Now, Dr. Reif, whom I actually have met and like, is not a native-born American; he is from Venezuela (and presumably happy not to be there now). So he may not be completely aware, but slavery has been illegal in the USA for 155 years. We do not have slaves, nor did our grandparents and great-grandparents. [OK, there's one exception, as President John Tyler, who detested slavery but owned slaves, still has two living grandchildren, even though he was president in the early 1840s. But I digress.]
More importantly, before 1863, in half the nation slavery was, in fact, legal. It wasn't good, mind you, but it was legal. So the fact that W. B. Rogers, the founder of MIT in 1861, owned "six human beings as slaves", may make the ownership contemptible by 2018 standards, but it was not only common but perfectly legal at the time. Good men actually owned slaves, Dr. Reif; it is only the left that insists that we apply contemporary morality to people 200 years since, and tear down their monuments as if they never did any good.
Across the main entrance to the Institute, at 77 Mass. Ave. in Cambridge, Massachusetts, the very old stone I walked under in the 1960s and 1970s has etched under the university name, the words "WILLIAM BARTON ROGERS, FOVNDER", in the old-style rendering. That, friends, is a monument to the single action of Dr. Rogers that actually is relevant to MIT -- whatever he did or didn't do prior to coming to Greater Boston is not, despite what Dr. Reif says, part of telling a "more complete version of our history" but part of his.
I do not know what it says about my alma mater that, not only did they find it necessary to do all this inane research as a historical project, but that they felt the need to disseminate it in the email above, as if it actually matters to alumni. The mission of MIT in 2018 has nothing whatsoever to do with whether or not a guy before MIT was founded -- OK, "fovnded" -- held slaves, as was legal to do at the time he did.

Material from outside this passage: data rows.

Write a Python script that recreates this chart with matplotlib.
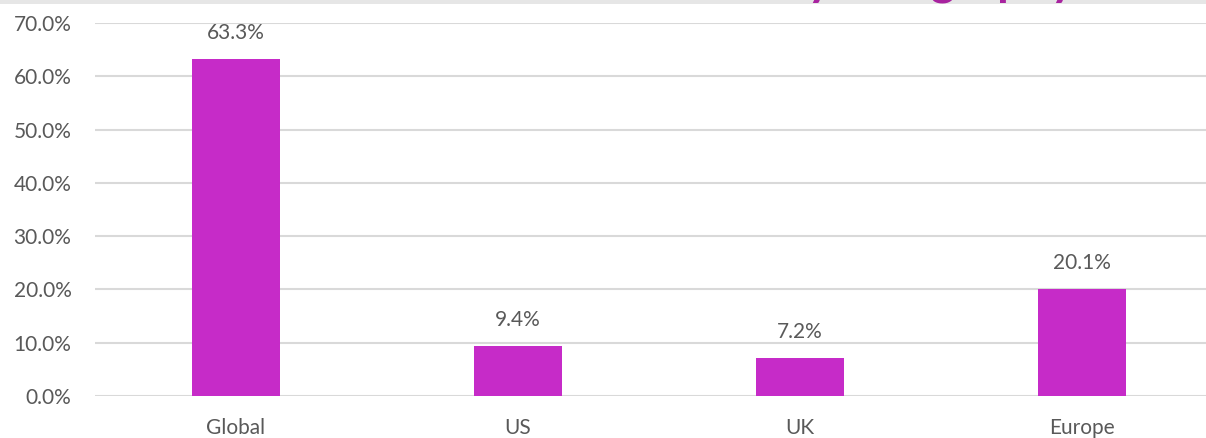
import matplotlib
matplotlib.use("Agg")
import matplotlib.pyplot as plt
from matplotlib.patches import Rectangle

categories = ["Global", "US", "UK", "Europe"]
values = [63.3, 9.4, 7.2, 20.1]
yticks = [0, 10, 20, 30, 40, 50, 60, 70]
title = "Allocation by Geography"

W, H = 1206, 438
fig = plt.figure(figsize=(W / 100, H / 100), dpi=100)
plt.rcParams['font.family'] = ['Lato', 'DejaVu Sans']

# top banner band with cropped title
fig.patches.append(Rectangle((0, 1 - 4 / H), 1, 4 / H, transform=fig.transFigure,
                             facecolor="#e6e6e6", edgecolor="none", zorder=0))
fig.text(1076 / W, 1 + 5.5 / H, title, ha="right", va="baseline", fontsize=34,
         color="#a8239f", fontweight="bold")

left, right = 95, 1223
bottom, top = 396, 23
ax = fig.add_axes([left / W, 1 - bottom / H, (right - left) / W, (bottom - top) / H])

bar_color = "#c62bc8"
x = range(len(categories))
bars = ax.bar(x, values, width=0.312, color=bar_color, zorder=3)

ax.set_xlim(-0.5, len(categories) - 0.5)
ax.set_ylim(0, 70)
ax.set_yticks(yticks)
ax.set_yticklabels([f"{v:.1f}%" for v in yticks])
ax.set_xticks(list(x))
ax.set_xticklabels(categories)

for s in ax.spines.values():
    s.set_visible(False)
ax.grid(axis="y", color="#d9d9d9", linewidth=1.5, zorder=0)
ax.set_axisbelow(True)
ax.tick_params(axis="both", length=0, labelsize=15, labelcolor="#595959")
ax.tick_params(axis="y", pad=17)
ax.tick_params(axis="x", pad=16)

for b, v in zip(bars, values):
    ax.annotate(f"{v:.1f}%", (b.get_x() + b.get_width() / 2, v),
                xytext=(0, 26), textcoords="offset pixels",
                ha="center", va="center", fontsize=15, color="#595959")

fig.savefig("out.png", dpi=100)
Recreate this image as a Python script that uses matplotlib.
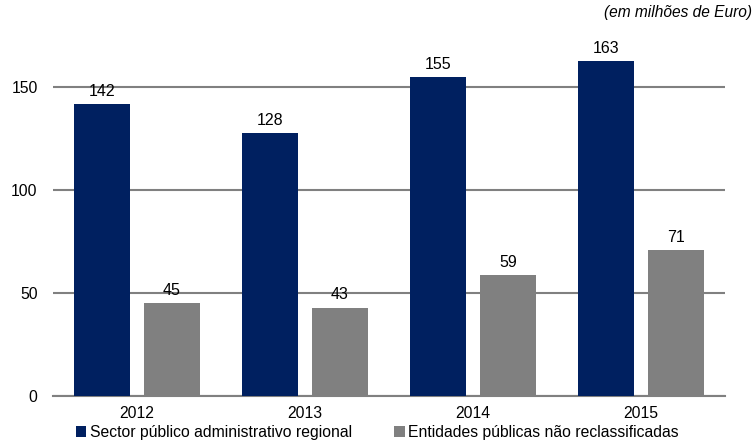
import matplotlib.pyplot as plt
import numpy as np

plt.rcParams['font.family'] = ['Liberation Sans', 'DejaVu Sans']

years = ['2012', '2013', '2014', '2015']
sector_regional = [142, 128, 155, 163]
entidades = [45, 43, 59, 71]
series_names = ['Sector público administrativo regional',
                'Entidades públicas não reclassificadas']

blue = '#002060'
gray = '#808080'

fig = plt.figure(figsize=(7.54, 4.48), dpi=100)
ax = fig.add_axes([0.0703, 0.116, 0.8912, 0.8036])

x = np.arange(len(years))
w = 0.333
off = 0.208
b1 = ax.bar(x - off, sector_regional, w, color=blue, label=series_names[0], zorder=3)
b2 = ax.bar(x + off, entidades, w, color=gray, label=series_names[1], zorder=3)

# value labels above each bar
for bars, vals in ((b1, sector_regional), (b2, entidades)):
    for r, v in zip(bars, vals):
        ax.text(r.get_x() + r.get_width() / 2, v + 2.5, str(v),
                ha='center', va='bottom', fontsize=11.5, color='black')

ax.set_xlim(-0.5, 3.5)
ax.set_ylim(0, 175)
ax.set_yticks([0, 50, 100, 150])
ax.set_xticks(x)
ax.set_xticklabels(years)
ax.tick_params(length=0, labelsize=11.3, pad=7)
ax.tick_params(axis='y', pad=11)
ax.yaxis.grid(True, color=gray, linewidth=1.5, zorder=0)
for s in ('top', 'right', 'left'):
    ax.spines[s].set_visible(False)
ax.spines['bottom'].set_color(gray)
ax.spines['bottom'].set_linewidth(1.5)

fig.text(0.997, 0.971, '(em milhões de Euro)', ha='right', va='center',
         style='italic', fontsize=11.2)

fig.legend(handles=[b1, b2], loc='center left', bbox_to_anchor=(0.0814, 0.034),
           ncol=2, frameon=False, fontsize=11.3, handlelength=0.7,
           handleheight=0.7, handletextpad=0.2, columnspacing=2.7)

fig.savefig('out.png', dpi=100)
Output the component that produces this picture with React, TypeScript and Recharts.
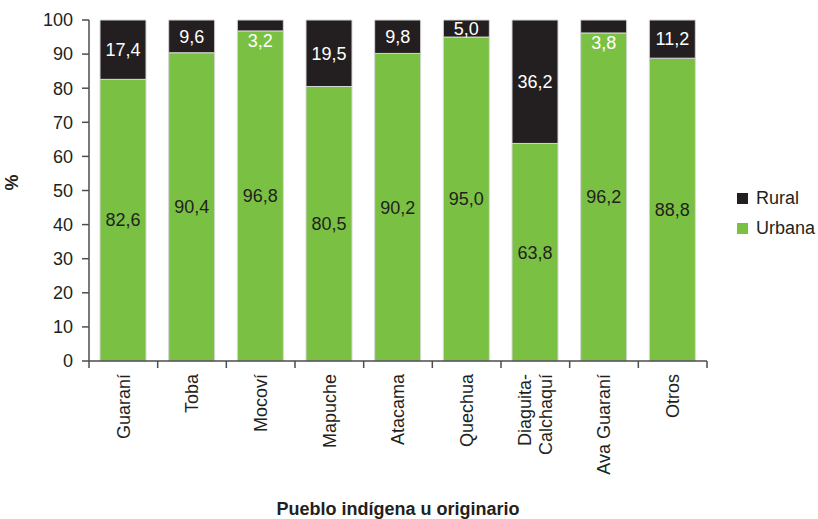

I want to hear that they're doing hot-spit research up there, and our professors are uncovering the secrets of the universe, and developing technology that advances our lives and collective knowledge, building great buildings and infrastructure, curing disease and enhancing life. That, friends, is worth an email to the troops. Whether the Institute's founder held slaves years before coming to Boston, or beat his wife, or spanked his son, or stepped on a cockroach before MIT was a gleam in his eye, well, that may interest you, but I couldn't care less.
Worst of all -- What do they propose to do with this information? Do you think the left -- and this is a university campus, remember -- is going to let them just document all that and move on? Yeah, sure they will. I guarantee you that before the end of the year, either that inscription in stone is jack-hammered off the face of the entrance, or there will at the least have been a huge movement by Antifa to make that happen.
And we can thank the idiocy of those who think that it was a really, really good idea to do all that at a university level.
But I will probably take my diploma down from the wall if they do. And as if I even have to say it, I think slavery was really bad, too.
But that's my born-in-1951 morality.